▸ **Problem description**
Without the pictures, repeat the listing character for character.

▸ **Dataset extract**
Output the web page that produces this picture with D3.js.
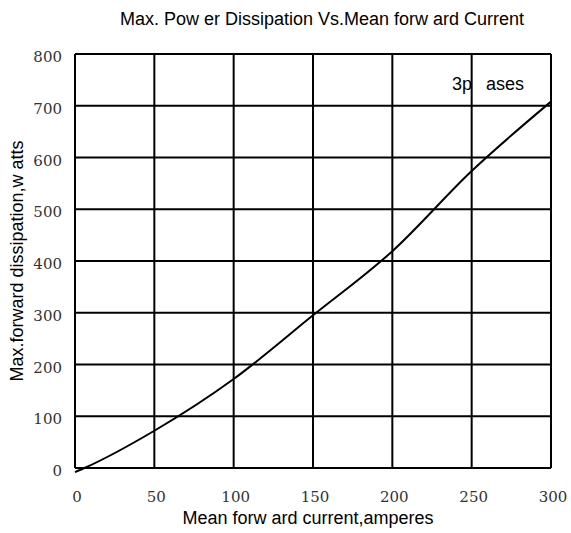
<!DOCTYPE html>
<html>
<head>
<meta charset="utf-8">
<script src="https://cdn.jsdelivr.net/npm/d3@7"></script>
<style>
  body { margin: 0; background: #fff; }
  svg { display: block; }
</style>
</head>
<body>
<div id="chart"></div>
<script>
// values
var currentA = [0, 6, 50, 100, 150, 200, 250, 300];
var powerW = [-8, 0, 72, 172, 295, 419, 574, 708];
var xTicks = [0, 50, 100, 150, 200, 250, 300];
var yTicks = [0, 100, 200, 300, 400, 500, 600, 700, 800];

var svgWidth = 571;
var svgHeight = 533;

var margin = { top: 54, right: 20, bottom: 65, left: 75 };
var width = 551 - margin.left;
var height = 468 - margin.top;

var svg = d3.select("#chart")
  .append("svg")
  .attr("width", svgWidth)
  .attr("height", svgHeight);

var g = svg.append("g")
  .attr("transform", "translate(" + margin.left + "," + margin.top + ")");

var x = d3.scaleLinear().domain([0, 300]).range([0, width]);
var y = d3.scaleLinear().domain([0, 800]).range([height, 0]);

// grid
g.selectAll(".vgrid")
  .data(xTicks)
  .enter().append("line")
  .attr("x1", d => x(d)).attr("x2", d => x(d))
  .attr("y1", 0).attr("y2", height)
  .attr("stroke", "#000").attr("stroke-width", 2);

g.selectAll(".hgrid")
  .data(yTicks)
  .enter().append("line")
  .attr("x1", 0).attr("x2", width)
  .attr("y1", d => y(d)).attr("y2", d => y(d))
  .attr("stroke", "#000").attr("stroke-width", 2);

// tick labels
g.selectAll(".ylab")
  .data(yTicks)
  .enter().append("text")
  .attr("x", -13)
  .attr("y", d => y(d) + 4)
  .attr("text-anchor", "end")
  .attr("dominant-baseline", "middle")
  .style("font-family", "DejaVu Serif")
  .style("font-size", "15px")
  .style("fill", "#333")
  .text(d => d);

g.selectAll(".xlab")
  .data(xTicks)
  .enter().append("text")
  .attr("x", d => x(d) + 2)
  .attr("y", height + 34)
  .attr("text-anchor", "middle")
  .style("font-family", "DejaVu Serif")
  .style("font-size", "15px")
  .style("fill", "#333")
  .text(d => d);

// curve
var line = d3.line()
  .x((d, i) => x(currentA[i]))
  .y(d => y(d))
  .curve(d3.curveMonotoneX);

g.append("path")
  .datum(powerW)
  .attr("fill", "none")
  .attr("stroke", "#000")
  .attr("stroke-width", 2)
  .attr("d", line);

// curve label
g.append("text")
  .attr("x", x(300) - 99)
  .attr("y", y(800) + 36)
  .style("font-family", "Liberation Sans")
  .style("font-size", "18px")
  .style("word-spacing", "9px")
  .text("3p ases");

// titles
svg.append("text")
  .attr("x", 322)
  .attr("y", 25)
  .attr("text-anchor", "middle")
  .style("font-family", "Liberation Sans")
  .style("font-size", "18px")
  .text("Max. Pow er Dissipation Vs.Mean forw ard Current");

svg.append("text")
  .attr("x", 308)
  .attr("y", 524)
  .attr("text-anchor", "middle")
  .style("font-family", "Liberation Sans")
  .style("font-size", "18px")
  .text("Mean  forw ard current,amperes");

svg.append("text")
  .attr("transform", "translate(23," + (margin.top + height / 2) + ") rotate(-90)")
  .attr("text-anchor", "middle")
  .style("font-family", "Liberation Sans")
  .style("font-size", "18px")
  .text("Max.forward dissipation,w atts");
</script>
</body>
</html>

▸ **Complete response**
Output the web page that produces this picture with D3.js.
<!DOCTYPE html>
<html>
<head>
<meta charset="utf-8">
<script src="https://cdn.jsdelivr.net/npm/d3@7"></script>
<style>
  body { margin: 0; background: #fff; }
  svg { display: block; }
</style>
</head>
<body>
<div id="chart"></div>
<script>
// values
var currentA = [0, 6, 50, 100, 150, 200, 250, 300];
var powerW = [-8, 0, 72, 172, 295, 419, 574, 708];
var xTicks = [0, 50, 100, 150, 200, 250, 300];
var yTicks = [0, 100, 200, 300, 400, 500, 600, 700, 800];

var svgWidth = 571;
var svgHeight = 533;

var margin = { top: 54, right: 20, bottom: 65, left: 75 };
var width = 551 - margin.left;
var height = 468 - margin.top;

var svg = d3.select("#chart")
  .append("svg")
  .attr("width", svgWidth)
  .attr("height", svgHeight);

var g = svg.append("g")
  .attr("transform", "translate(" + margin.left + "," + margin.top + ")");

var x = d3.scaleLinear().domain([0, 300]).range([0, width]);
var y = d3.scaleLinear().domain([0, 800]).range([height, 0]);

// grid
g.selectAll(".vgrid")
  .data(xTicks)
  .enter().append("line")
  .attr("x1", d => x(d)).attr("x2", d => x(d))
  .attr("y1", 0).attr("y2", height)
  .attr("stroke", "#000").attr("stroke-width", 2);

g.selectAll(".hgrid")
  .data(yTicks)
  .enter().append("line")
  .attr("x1", 0).attr("x2", width)
  .attr("y1", d => y(d)).attr("y2", d => y(d))
  .attr("stroke", "#000").attr("stroke-width", 2);

// tick labels
g.selectAll(".ylab")
  .data(yTicks)
  .enter().append("text")
  .attr("x", -13)
  .attr("y", d => y(d) + 4)
  .attr("text-anchor", "end")
  .attr("dominant-baseline", "middle")
  .style("font-family", "DejaVu Serif")
  .style("font-size", "15px")
  .style("fill", "#333")
  .text(d => d);

g.selectAll(".xlab")
  .data(xTicks)
  .enter().append("text")
  .attr("x", d => x(d) + 2)
  .attr("y", height + 34)
  .attr("text-anchor", "middle")
  .style("font-family", "DejaVu Serif")
  .style("font-size", "15px")
  .style("fill", "#333")
  .text(d => d);

// curve
var line = d3.line()
  .x((d, i) => x(currentA[i]))
  .y(d => y(d))
  .curve(d3.curveMonotoneX);

g.append("path")
  .datum(powerW)
  .attr("fill", "none")
  .attr("stroke", "#000")
  .attr("stroke-width", 2)
  .attr("d", line);

// curve label
g.append("text")
  .attr("x", x(300) - 99)
  .attr("y", y(800) + 36)
  .style("font-family", "Liberation Sans")
  .style("font-size", "18px")
  .style("word-spacing", "9px")
  .text("3p ases");

// titles
svg.append("text")
  .attr("x", 322)
  .attr("y", 25)
  .attr("text-anchor", "middle")
  .style("font-family", "Liberation Sans")
  .style("font-size", "18px")
  .text("Max. Pow er Dissipation Vs.Mean forw ard Current");

svg.append("text")
  .attr("x", 308)
  .attr("y", 524)
  .attr("text-anchor", "middle")
  .style("font-family", "Liberation Sans")
  .style("font-size", "18px")
  .text("Mean  forw ard current,amperes");

svg.append("text")
  .attr("transform", "translate(23," + (margin.top + height / 2) + ") rotate(-90)")
  .attr("text-anchor", "middle")
  .style("font-family", "Liberation Sans")
  .style("font-size", "18px")
  .text("Max.forward dissipation,w atts");
</script>
</body>
</html>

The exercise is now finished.